Americans are being subjected to an ongoing multimillion-dollar propaganda campaign designed to “increase confidence and trust in today’s agriculture.” Food Dialogues, just one example of this broader trend, is a campaign sponsored by the U.S. Farmers and Ranchers Alliance—an industry organization whose funders and board members include Monsanto, DuPont, and John Deere. The campaign features the “faces of farming and ranching”—articulate, attractive young farmers, obviously chosen to put the best possible face on the increasingly ugly business of industrial agriculture, which dominates our food- production system.
Genetically engineered crops, inhumane treatment of farm animals, and routine feeding of antibiotics to confined animals—among many other problems—have eroded public trust in American agriculture. In response, the defenders of so-called modern agriculture have employed top public relations firms to try to clean up their tarnished public image. Their campaigns emphasize such issues as water quality, food safety, animal welfare, and “food prices and choices.”
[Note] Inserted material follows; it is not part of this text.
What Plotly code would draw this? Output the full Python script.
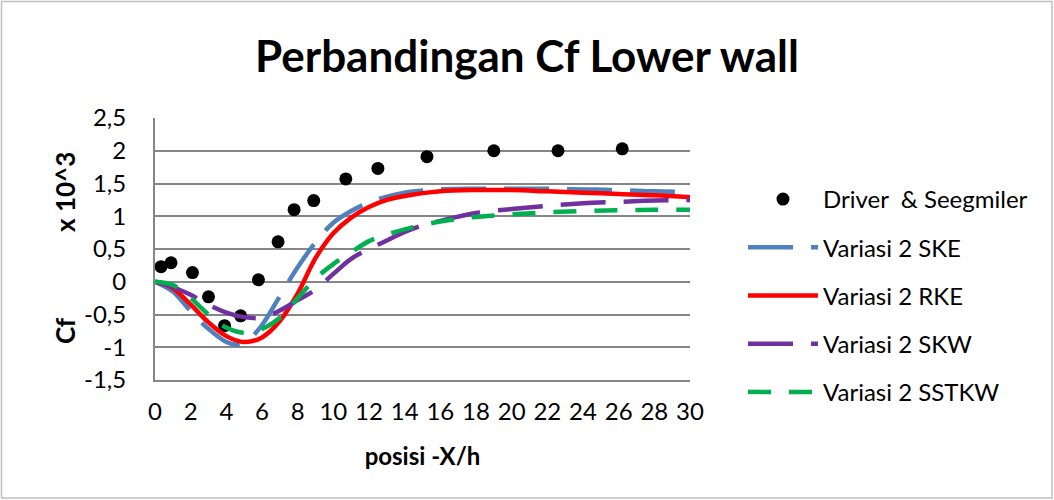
import plotly.graph_objects as go

# Experimental data (Driver & Seegmiller)
exp_x = [0.34, 0.9, 2.1, 3.0, 3.9, 4.8, 5.8, 6.9, 7.8, 8.9, 10.7, 12.5, 15.25, 19.0, 22.6, 26.2]
exp_y = [0.23, 0.29, 0.14, -0.23, -0.67, -0.52, 0.03, 0.61, 1.10, 1.24, 1.57, 1.73, 1.91, 2.00, 2.00, 2.03]

# Variasi 2 SKE
ske_x = [0, 1, 2, 3, 4, 4.6, 5.2, 6, 7, 8, 9, 10, 11, 12, 13, 14, 16, 18, 20, 22, 24, 26, 28, 30]
ske_y = [0, -0.15, -0.45, -0.72, -0.92, -0.96, -0.90, -0.66, -0.22, 0.22, 0.60, 0.90, 1.08, 1.21, 1.30, 1.36, 1.41, 1.42, 1.42, 1.42, 1.41, 1.40, 1.38, 1.37]

# Variasi 2 RKE
rke_x = [0, 1, 2, 3, 4, 5, 6, 7, 8, 9, 10, 11, 12, 13, 14, 16, 18, 20, 22, 24, 26, 28, 30]
rke_y = [0, -0.10, -0.35, -0.62, -0.83, -0.92, -0.85, -0.60, -0.18, 0.36, 0.74, 0.98, 1.14, 1.25, 1.31, 1.38, 1.40, 1.40, 1.38, 1.36, 1.34, 1.32, 1.29]

# Variasi 2 SKW
skw_x = [0, 1, 2, 3, 4, 5, 6, 7, 8, 9, 10, 11, 12, 13, 14, 15, 16, 18, 20, 22, 24, 26, 28, 30]
skw_y = [0, -0.08, -0.20, -0.35, -0.47, -0.54, -0.55, -0.44, -0.28, -0.12, 0.12, 0.35, 0.50, 0.63, 0.76, 0.86, 0.93, 1.05, 1.11, 1.16, 1.20, 1.22, 1.24, 1.25]

# Variasi 2 SSTKW
sst_x = [0, 1, 2, 3, 4, 5, 6, 7, 8, 9, 10, 11, 12, 13, 14, 16, 18, 20, 22, 24, 26, 28, 30]
sst_y = [0, -0.05, -0.25, -0.50, -0.70, -0.78, -0.72, -0.55, -0.25, 0.05, 0.27, 0.45, 0.62, 0.72, 0.80, 0.92, 0.99, 1.03, 1.06, 1.08, 1.09, 1.10, 1.10]

x_ticks = list(range(0, 31, 2))
y_tick_vals = [-1.5, -1, -0.5, 0, 0.5, 1, 1.5, 2, 2.5]
y_tick_text = ["-1,5", "-1", "-0,5", "0", "0,5", "1", "1,5", "2", "2,5"]

FONT = "Lato"

fig = go.Figure()
fig.add_trace(go.Scatter(x=exp_x, y=exp_y, mode="markers", name="Driver  & Seegmiler",
                         marker=dict(color="black", size=13), legendgroup="g1"))
fig.add_trace(go.Scatter(x=ske_x, y=ske_y, mode="lines", name="Variasi 2 SKE",
                         line=dict(color="#4F81BD", width=4.5, dash="45px,18px", shape="spline", smoothing=1),
                         legendgroup="g2"))
fig.add_trace(go.Scatter(x=rke_x, y=rke_y, mode="lines", name="Variasi 2 RKE",
                         line=dict(color="#FF0000", width=4.5, shape="spline", smoothing=1),
                         legendgroup="g3"))
fig.add_trace(go.Scatter(x=skw_x, y=skw_y, mode="lines", name="Variasi 2 SKW",
                         line=dict(color="#7030A0", width=4.5, dash="45px,18px", shape="spline", smoothing=1),
                         legendgroup="g4"))
fig.add_trace(go.Scatter(x=sst_x, y=sst_y, mode="lines", name="Variasi 2 SSTKW",
                         line=dict(color="#00B050", width=4.5, dash="23px,18px", shape="spline", smoothing=1),
                         legendgroup="g5"))

L, R, T, B = 155, 364, 118, 120
pw, ph = 1054 - L - R, 500 - T - B

fig.update_layout(
    width=1054, height=500,
    margin=dict(l=L, r=R, t=T, b=B),
    paper_bgcolor="white", plot_bgcolor="white",
    font=dict(family=FONT, color="black", size=24),
    title=dict(text="<b>Perbandingan Cf Lower wall</b>", x=0.5, xref="container", xanchor="center",
               y=1 - 57 / 500, yref="container", yanchor="middle", font=dict(size=44, family=FONT)),
    showlegend=True,
    legend=dict(x=(743 - L) / pw, xanchor="left", y=(380 - 177) / ph, yanchor="top",
                traceorder="grouped", tracegroupgap=14, itemwidth=70,
                font=dict(size=24, family=FONT), bgcolor="rgba(0,0,0,0)"),
    xaxis=dict(range=[0, 30], tickvals=x_ticks, showgrid=False, zeroline=False,
               showline=True, linecolor="#868686", linewidth=2,
               ticks="outside", ticklen=9, tickcolor="rgba(0,0,0,0)",
               tickfont=dict(size=24),
               title=dict(text="<b>posisi -X/h</b>", font=dict(size=24), standoff=24)),
    yaxis=dict(range=[-1.5, 2.5], tickvals=y_tick_vals, ticktext=y_tick_text,
               showgrid=True, gridcolor="#868686", gridwidth=2, zeroline=False,
               showline=True, linecolor="#868686", linewidth=2,
               ticks="outside", ticklen=22, tickcolor="rgba(0,0,0,0)",
               tickfont=dict(size=24)),
    shapes=[dict(type="rect", xref="paper", yref="paper",
                 x0=(1.5 - L) / pw, x1=(1052 - L) / pw, y0=(380 - 498) / ph, y1=(380 - 1.5) / ph,
                 line=dict(color="#BFBFBF", width=1.5), fillcolor="rgba(0,0,0,0)", layer="below")],
    annotations=[
        dict(text="<b>Cf</b>", xref="paper", yref="paper", x=(65 - L) / pw, y=(380 - 331) / ph,
             showarrow=False, textangle=-90, font=dict(size=26), xanchor="center", yanchor="middle"),
        dict(text="<b>x 10^3</b>", xref="paper", yref="paper", x=(65 - L) / pw, y=(380 - 192) / ph,
             showarrow=False, textangle=-90, font=dict(size=26), xanchor="center", yanchor="middle"),
    ],
)

fig.write_html("out.html", config={"displayModeBar": False},
               post_script="document.body.style.margin='0';")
Mounting public concerns in each of these areas are supported by a growing body of scientific evidence. For example, a 1998 EPA study found 35,000 miles of streams in 22 states polluted with biological wastes from concentrated animal feeding operations. The number of “impaired waters” in Iowa has tripled since the late 1980s, as industrial farming systems, such as factory farms, have replaced traditional family farms.